Two different images are available.
- Base system with node software, MySQL and libraries
- Complete system with executable nodes as examples
Both images are based on Ubuntu Linux.
Intended use¶
The VMs are provided as a convenient place to develop data-nodes. Once a node is developed, its data and Python files would typically be transferred into a separate environment for deployment.
The “base system” contains a Python installation, Python modules, MySQL and the common part of the VAMDC node-software. To build a node here, you need to import your data and to write the Python customizations of the node software, as described in the node-software manual.
The “complete system” contains two example nodes, one for atomic spectroscopy and one for molecular collisions. Each node is fully configured and executable, with sample data pre-installed in MySQL. If your data are similar to the examples, you could develop your node from one of the running examples.
The VMs are not suitable for production deployment as supplied; they do not have appropriate web servers and are not sufficiently secured. However, a careful system-administrator could refine one of the VMs into a production-ready appliance.
Running a VM¶
You need a hypervisor on your computer to run the virtual machines. The VM images are written in Open Virtualization Format and should work with a number hypervisors, but they were built and tested with Oracle VirtualBox. Instructions below assume that you are using VirtualBox.

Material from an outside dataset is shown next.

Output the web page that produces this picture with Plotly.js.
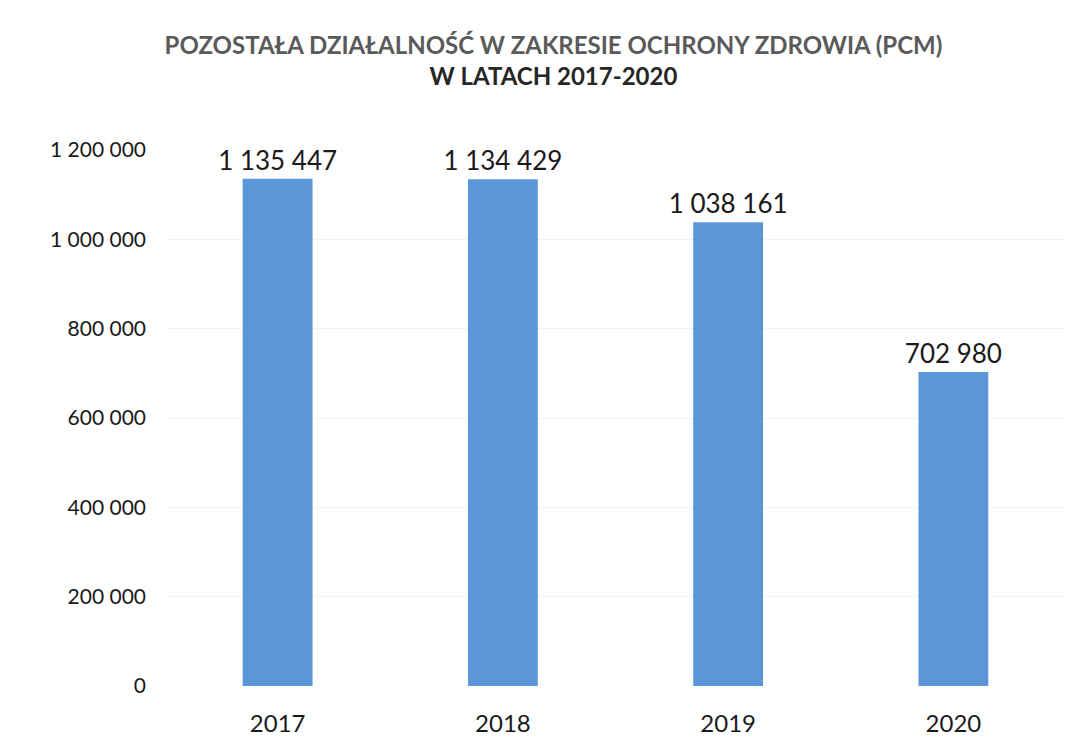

Having installed VirtualBox, download the VM image using the links above. It arrives as a .ova file of about 2.5GB. You can keep it anywhere.
Start VirtualBox. From the file menu of VirtualBox, select “Import appliance...” and, in the file-selection dialogue, select the .ova file. VirtualBox will display the details of the VM (simulated hardware and OS) and the name of the VM. Note that the name is “vamdc-ubuntu-12.04 ...”, i.e. different from the name of the OVA file. Press the import button in the dialogue to start the import; importing takes about a minute. After importing you will see the VM in the list in VirtualBox’s main window.
The imported VM is stored independently of the .ova file. Changes you make inside the running VM are stored by VirtualBox but not copied to the .ova file. You can delete the file, or keep it as a record of the initial state of your VM.
To start the VM, double-click on its entry in the list. The machine opens in a separate window.
The is just one user account, called vamdc (NB: the account name is in lower case, even though it is displayed in upper case on the log-in screen), and the password is delhi-tutorial. You should change this password immediately. The account has admin privileges (sudo).
Running the example nodes¶
The “complete-system” VM contains two runnable nodes, tignanello for spectroscopy (a cut-down copy of the Chianti node) and thud, a simplified collisional-data node (with data contributed by IDEADB). These are embedded in the software tree at */home/vamdc/NodeSoftware.
To run one of the nodes, change directory to that node’s folder in the node-software tree and give the command:
python manage.py runserver
This runs the node in Django’s built-in web-server, on port 8000. You can reach this port from clients inside the VM (e.g. Firefox is available) but its visibility outside the VM depends on the hypervisor settings.
The best test of a node under development is the TAP validator and this is present in the home directory of the vamdc account. Change directory to home and then start the validator with the command:
java -jar TAPValidator.jar